* **Work required**: Reproduce every line of the listing as written, apart from the pictures.

..........

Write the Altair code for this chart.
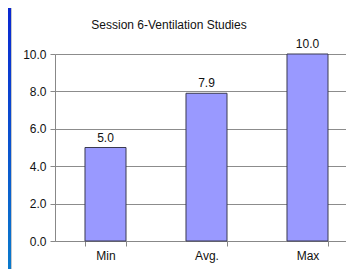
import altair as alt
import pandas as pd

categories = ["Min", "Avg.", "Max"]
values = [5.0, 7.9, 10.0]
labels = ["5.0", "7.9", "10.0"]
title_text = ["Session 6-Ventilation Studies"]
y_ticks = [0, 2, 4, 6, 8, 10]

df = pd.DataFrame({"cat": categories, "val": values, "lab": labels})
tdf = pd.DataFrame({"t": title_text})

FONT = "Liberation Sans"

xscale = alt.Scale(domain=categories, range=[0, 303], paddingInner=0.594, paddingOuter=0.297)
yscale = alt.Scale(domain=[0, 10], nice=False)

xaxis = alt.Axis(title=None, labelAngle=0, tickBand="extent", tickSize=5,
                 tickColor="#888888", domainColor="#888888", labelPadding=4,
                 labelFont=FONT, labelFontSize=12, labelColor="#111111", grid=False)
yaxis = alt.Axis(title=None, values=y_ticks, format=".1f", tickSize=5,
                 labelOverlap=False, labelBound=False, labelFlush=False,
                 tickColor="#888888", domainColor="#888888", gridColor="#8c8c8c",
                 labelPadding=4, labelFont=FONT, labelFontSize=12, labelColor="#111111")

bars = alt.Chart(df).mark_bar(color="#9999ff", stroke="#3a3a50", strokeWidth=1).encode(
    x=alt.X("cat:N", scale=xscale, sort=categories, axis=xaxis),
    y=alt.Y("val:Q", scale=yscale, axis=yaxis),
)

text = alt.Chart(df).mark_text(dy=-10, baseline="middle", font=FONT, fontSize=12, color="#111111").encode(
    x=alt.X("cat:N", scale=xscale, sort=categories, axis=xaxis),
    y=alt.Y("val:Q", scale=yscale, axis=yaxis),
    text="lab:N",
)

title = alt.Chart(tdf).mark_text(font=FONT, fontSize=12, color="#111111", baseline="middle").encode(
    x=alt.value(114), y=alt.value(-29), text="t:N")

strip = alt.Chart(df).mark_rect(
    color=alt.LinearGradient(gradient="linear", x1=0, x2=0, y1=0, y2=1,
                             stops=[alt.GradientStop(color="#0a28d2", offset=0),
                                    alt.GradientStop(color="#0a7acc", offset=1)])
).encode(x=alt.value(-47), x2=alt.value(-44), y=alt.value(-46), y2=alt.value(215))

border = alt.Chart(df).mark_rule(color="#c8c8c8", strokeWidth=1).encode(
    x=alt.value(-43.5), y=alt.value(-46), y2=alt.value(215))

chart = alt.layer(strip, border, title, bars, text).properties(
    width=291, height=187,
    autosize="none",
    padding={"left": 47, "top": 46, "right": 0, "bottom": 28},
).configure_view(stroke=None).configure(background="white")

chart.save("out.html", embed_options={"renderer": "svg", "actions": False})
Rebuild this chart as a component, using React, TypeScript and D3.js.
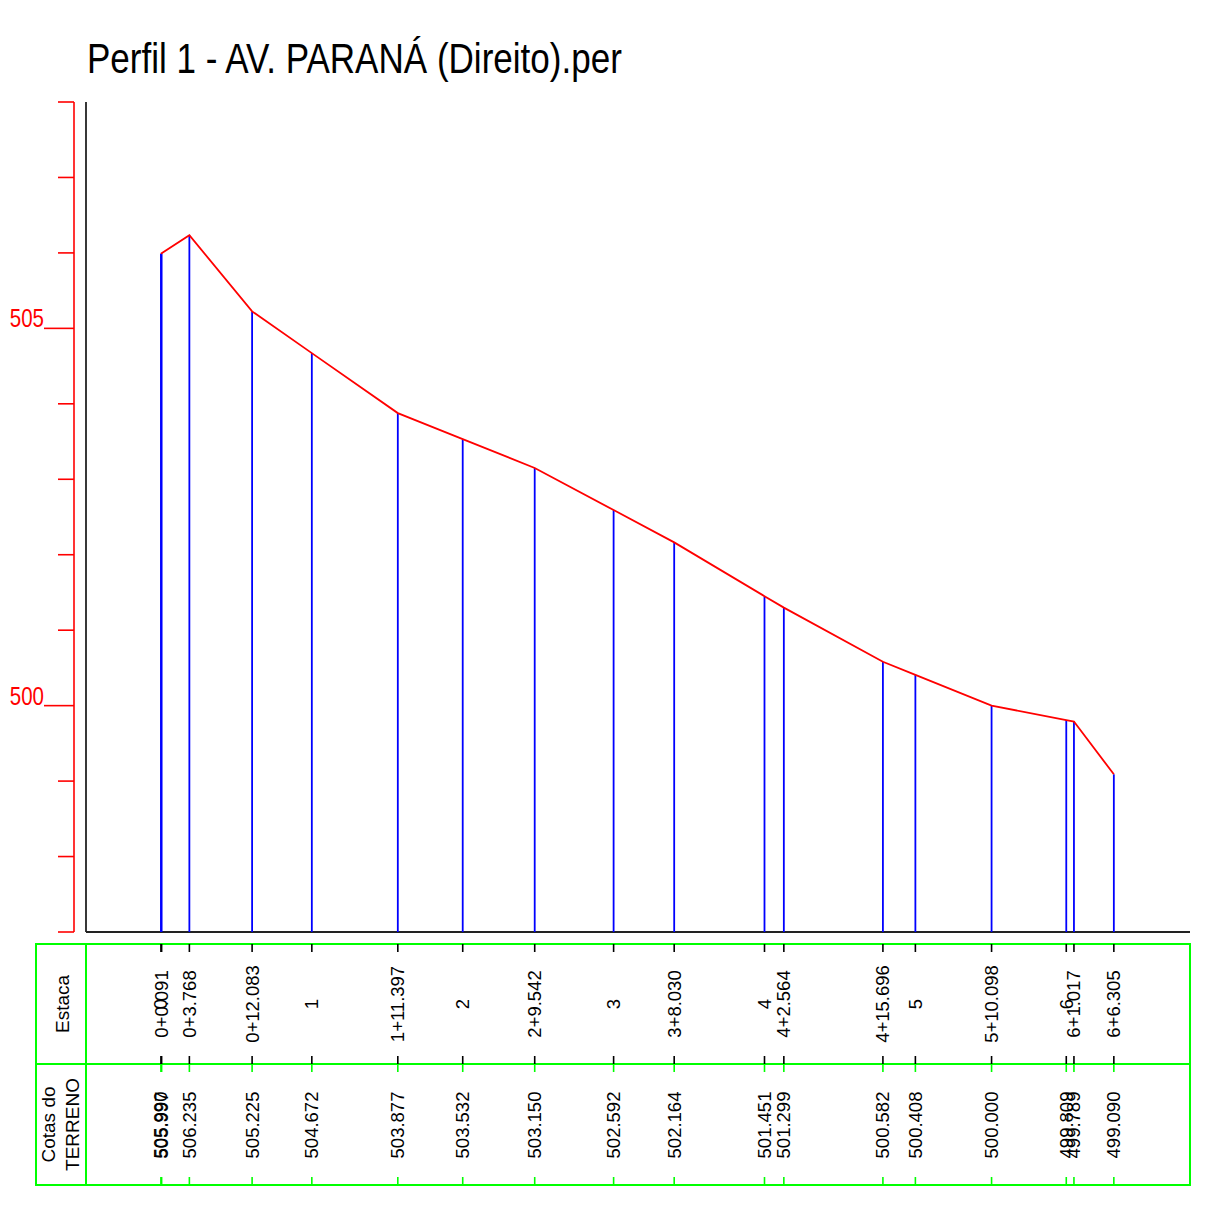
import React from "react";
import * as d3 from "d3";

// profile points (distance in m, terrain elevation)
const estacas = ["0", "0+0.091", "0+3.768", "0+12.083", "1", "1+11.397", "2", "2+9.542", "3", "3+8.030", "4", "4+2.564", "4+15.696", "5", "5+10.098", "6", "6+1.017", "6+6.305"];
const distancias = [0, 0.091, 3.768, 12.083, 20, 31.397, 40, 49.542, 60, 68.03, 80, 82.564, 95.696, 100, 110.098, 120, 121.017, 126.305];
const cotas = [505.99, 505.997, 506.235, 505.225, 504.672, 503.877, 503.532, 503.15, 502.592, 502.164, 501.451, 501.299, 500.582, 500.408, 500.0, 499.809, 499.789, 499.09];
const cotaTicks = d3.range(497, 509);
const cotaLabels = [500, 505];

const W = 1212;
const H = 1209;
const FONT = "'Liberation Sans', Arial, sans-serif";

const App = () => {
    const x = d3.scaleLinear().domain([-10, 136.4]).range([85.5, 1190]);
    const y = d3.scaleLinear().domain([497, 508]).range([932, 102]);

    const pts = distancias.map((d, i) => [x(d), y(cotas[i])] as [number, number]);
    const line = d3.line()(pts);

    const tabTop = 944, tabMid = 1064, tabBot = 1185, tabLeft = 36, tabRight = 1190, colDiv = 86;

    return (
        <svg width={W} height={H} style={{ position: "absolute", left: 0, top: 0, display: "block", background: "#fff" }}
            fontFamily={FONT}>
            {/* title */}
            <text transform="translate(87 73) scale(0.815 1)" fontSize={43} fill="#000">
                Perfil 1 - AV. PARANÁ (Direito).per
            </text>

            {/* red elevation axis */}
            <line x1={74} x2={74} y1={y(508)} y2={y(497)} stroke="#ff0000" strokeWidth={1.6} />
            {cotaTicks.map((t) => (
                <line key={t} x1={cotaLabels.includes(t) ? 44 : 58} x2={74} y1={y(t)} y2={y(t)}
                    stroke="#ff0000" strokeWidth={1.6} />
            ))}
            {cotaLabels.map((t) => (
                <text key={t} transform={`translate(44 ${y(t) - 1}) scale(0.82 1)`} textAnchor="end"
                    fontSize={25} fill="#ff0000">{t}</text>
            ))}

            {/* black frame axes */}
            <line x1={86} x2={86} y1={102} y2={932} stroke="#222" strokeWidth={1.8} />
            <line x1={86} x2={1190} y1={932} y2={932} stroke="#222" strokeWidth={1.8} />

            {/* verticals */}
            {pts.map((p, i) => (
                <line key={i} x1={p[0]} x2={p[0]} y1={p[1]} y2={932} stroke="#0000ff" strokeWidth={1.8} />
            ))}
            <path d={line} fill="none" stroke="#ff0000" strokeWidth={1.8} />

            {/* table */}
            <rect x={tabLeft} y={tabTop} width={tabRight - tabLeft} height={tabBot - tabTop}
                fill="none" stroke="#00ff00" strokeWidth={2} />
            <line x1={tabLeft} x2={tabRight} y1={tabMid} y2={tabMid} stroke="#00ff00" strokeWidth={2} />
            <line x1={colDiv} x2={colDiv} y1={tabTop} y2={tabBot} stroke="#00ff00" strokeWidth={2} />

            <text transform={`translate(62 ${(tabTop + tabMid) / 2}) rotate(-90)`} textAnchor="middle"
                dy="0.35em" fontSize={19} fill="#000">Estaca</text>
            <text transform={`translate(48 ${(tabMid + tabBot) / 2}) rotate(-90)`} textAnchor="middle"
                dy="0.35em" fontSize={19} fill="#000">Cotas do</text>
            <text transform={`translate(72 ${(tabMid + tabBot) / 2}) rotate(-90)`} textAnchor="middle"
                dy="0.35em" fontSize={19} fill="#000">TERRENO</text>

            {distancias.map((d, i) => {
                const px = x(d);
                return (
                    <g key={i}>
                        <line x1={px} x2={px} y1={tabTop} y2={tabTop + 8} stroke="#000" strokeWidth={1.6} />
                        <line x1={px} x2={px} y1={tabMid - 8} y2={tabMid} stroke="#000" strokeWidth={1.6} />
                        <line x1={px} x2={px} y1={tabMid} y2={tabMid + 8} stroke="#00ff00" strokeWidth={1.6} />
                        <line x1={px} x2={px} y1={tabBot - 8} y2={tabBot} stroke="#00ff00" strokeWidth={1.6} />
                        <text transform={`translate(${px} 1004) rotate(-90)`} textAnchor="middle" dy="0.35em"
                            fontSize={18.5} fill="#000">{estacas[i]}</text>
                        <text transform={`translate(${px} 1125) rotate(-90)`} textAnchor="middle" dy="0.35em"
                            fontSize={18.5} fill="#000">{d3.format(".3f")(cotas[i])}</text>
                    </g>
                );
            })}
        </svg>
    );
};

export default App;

..........

* **Result for this exercise**:
Write the Altair code for this chart.
import altair as alt
import pandas as pd

categories = ["Min", "Avg.", "Max"]
values = [5.0, 7.9, 10.0]
labels = ["5.0", "7.9", "10.0"]
title_text = ["Session 6-Ventilation Studies"]
y_ticks = [0, 2, 4, 6, 8, 10]

df = pd.DataFrame({"cat": categories, "val": values, "lab": labels})
tdf = pd.DataFrame({"t": title_text})

FONT = "Liberation Sans"

xscale = alt.Scale(domain=categories, range=[0, 303], paddingInner=0.594, paddingOuter=0.297)
yscale = alt.Scale(domain=[0, 10], nice=False)

xaxis = alt.Axis(title=None, labelAngle=0, tickBand="extent", tickSize=5,
                 tickColor="#888888", domainColor="#888888", labelPadding=4,
                 labelFont=FONT, labelFontSize=12, labelColor="#111111", grid=False)
yaxis = alt.Axis(title=None, values=y_ticks, format=".1f", tickSize=5,
                 labelOverlap=False, labelBound=False, labelFlush=False,
                 tickColor="#888888", domainColor="#888888", gridColor="#8c8c8c",
                 labelPadding=4, labelFont=FONT, labelFontSize=12, labelColor="#111111")

bars = alt.Chart(df).mark_bar(color="#9999ff", stroke="#3a3a50", strokeWidth=1).encode(
    x=alt.X("cat:N", scale=xscale, sort=categories, axis=xaxis),
    y=alt.Y("val:Q", scale=yscale, axis=yaxis),
)

text = alt.Chart(df).mark_text(dy=-10, baseline="middle", font=FONT, fontSize=12, color="#111111").encode(
    x=alt.X("cat:N", scale=xscale, sort=categories, axis=xaxis),
    y=alt.Y("val:Q", scale=yscale, axis=yaxis),
    text="lab:N",
)

title = alt.Chart(tdf).mark_text(font=FONT, fontSize=12, color="#111111", baseline="middle").encode(
    x=alt.value(114), y=alt.value(-29), text="t:N")

strip = alt.Chart(df).mark_rect(
    color=alt.LinearGradient(gradient="linear", x1=0, x2=0, y1=0, y2=1,
                             stops=[alt.GradientStop(color="#0a28d2", offset=0),
                                    alt.GradientStop(color="#0a7acc", offset=1)])
).encode(x=alt.value(-47), x2=alt.value(-44), y=alt.value(-46), y2=alt.value(215))

border = alt.Chart(df).mark_rule(color="#c8c8c8", strokeWidth=1).encode(
    x=alt.value(-43.5), y=alt.value(-46), y2=alt.value(215))

chart = alt.layer(strip, border, title, bars, text).properties(
    width=291, height=187,
    autosize="none",
    padding={"left": 47, "top": 46, "right": 0, "bottom": 28},
).configure_view(stroke=None).configure(background="white")

chart.save("out.html", embed_options={"renderer": "svg", "actions": False})
Rebuild this chart as a component, using React, TypeScript and D3.js.
import React from "react";
import * as d3 from "d3";

// profile points (distance in m, terrain elevation)
const estacas = ["0", "0+0.091", "0+3.768", "0+12.083", "1", "1+11.397", "2", "2+9.542", "3", "3+8.030", "4", "4+2.564", "4+15.696", "5", "5+10.098", "6", "6+1.017", "6+6.305"];
const distancias = [0, 0.091, 3.768, 12.083, 20, 31.397, 40, 49.542, 60, 68.03, 80, 82.564, 95.696, 100, 110.098, 120, 121.017, 126.305];
const cotas = [505.99, 505.997, 506.235, 505.225, 504.672, 503.877, 503.532, 503.15, 502.592, 502.164, 501.451, 501.299, 500.582, 500.408, 500.0, 499.809, 499.789, 499.09];
const cotaTicks = d3.range(497, 509);
const cotaLabels = [500, 505];

const W = 1212;
const H = 1209;
const FONT = "'Liberation Sans', Arial, sans-serif";

const App = () => {
    const x = d3.scaleLinear().domain([-10, 136.4]).range([85.5, 1190]);
    const y = d3.scaleLinear().domain([497, 508]).range([932, 102]);

    const pts = distancias.map((d, i) => [x(d), y(cotas[i])] as [number, number]);
    const line = d3.line()(pts);

    const tabTop = 944, tabMid = 1064, tabBot = 1185, tabLeft = 36, tabRight = 1190, colDiv = 86;

    return (
        <svg width={W} height={H} style={{ position: "absolute", left: 0, top: 0, display: "block", background: "#fff" }}
            fontFamily={FONT}>
            {/* title */}
            <text transform="translate(87 73) scale(0.815 1)" fontSize={43} fill="#000">
                Perfil 1 - AV. PARANÁ (Direito).per
            </text>

            {/* red elevation axis */}
            <line x1={74} x2={74} y1={y(508)} y2={y(497)} stroke="#ff0000" strokeWidth={1.6} />
            {cotaTicks.map((t) => (
                <line key={t} x1={cotaLabels.includes(t) ? 44 : 58} x2={74} y1={y(t)} y2={y(t)}
                    stroke="#ff0000" strokeWidth={1.6} />
            ))}
            {cotaLabels.map((t) => (
                <text key={t} transform={`translate(44 ${y(t) - 1}) scale(0.82 1)`} textAnchor="end"
                    fontSize={25} fill="#ff0000">{t}</text>
            ))}

            {/* black frame axes */}
            <line x1={86} x2={86} y1={102} y2={932} stroke="#222" strokeWidth={1.8} />
            <line x1={86} x2={1190} y1={932} y2={932} stroke="#222" strokeWidth={1.8} />

            {/* verticals */}
            {pts.map((p, i) => (
                <line key={i} x1={p[0]} x2={p[0]} y1={p[1]} y2={932} stroke="#0000ff" strokeWidth={1.8} />
            ))}
            <path d={line} fill="none" stroke="#ff0000" strokeWidth={1.8} />

            {/* table */}
            <rect x={tabLeft} y={tabTop} width={tabRight - tabLeft} height={tabBot - tabTop}
                fill="none" stroke="#00ff00" strokeWidth={2} />
            <line x1={tabLeft} x2={tabRight} y1={tabMid} y2={tabMid} stroke="#00ff00" strokeWidth={2} />
            <line x1={colDiv} x2={colDiv} y1={tabTop} y2={tabBot} stroke="#00ff00" strokeWidth={2} />

            <text transform={`translate(62 ${(tabTop + tabMid) / 2}) rotate(-90)`} textAnchor="middle"
                dy="0.35em" fontSize={19} fill="#000">Estaca</text>
            <text transform={`translate(48 ${(tabMid + tabBot) / 2}) rotate(-90)`} textAnchor="middle"
                dy="0.35em" fontSize={19} fill="#000">Cotas do</text>
            <text transform={`translate(72 ${(tabMid + tabBot) / 2}) rotate(-90)`} textAnchor="middle"
                dy="0.35em" fontSize={19} fill="#000">TERRENO</text>

            {distancias.map((d, i) => {
                const px = x(d);
                return (
                    <g key={i}>
                        <line x1={px} x2={px} y1={tabTop} y2={tabTop + 8} stroke="#000" strokeWidth={1.6} />
                        <line x1={px} x2={px} y1={tabMid - 8} y2={tabMid} stroke="#000" strokeWidth={1.6} />
                        <line x1={px} x2={px} y1={tabMid} y2={tabMid + 8} stroke="#00ff00" strokeWidth={1.6} />
                        <line x1={px} x2={px} y1={tabBot - 8} y2={tabBot} stroke="#00ff00" strokeWidth={1.6} />
                        <text transform={`translate(${px} 1004) rotate(-90)`} textAnchor="middle" dy="0.35em"
                            fontSize={18.5} fill="#000">{estacas[i]}</text>
                        <text transform={`translate(${px} 1125) rotate(-90)`} textAnchor="middle" dy="0.35em"
                            fontSize={18.5} fill="#000">{d3.format(".3f")(cotas[i])}</text>
                    </g>
                );
            })}
        </svg>
    );
};

export default App;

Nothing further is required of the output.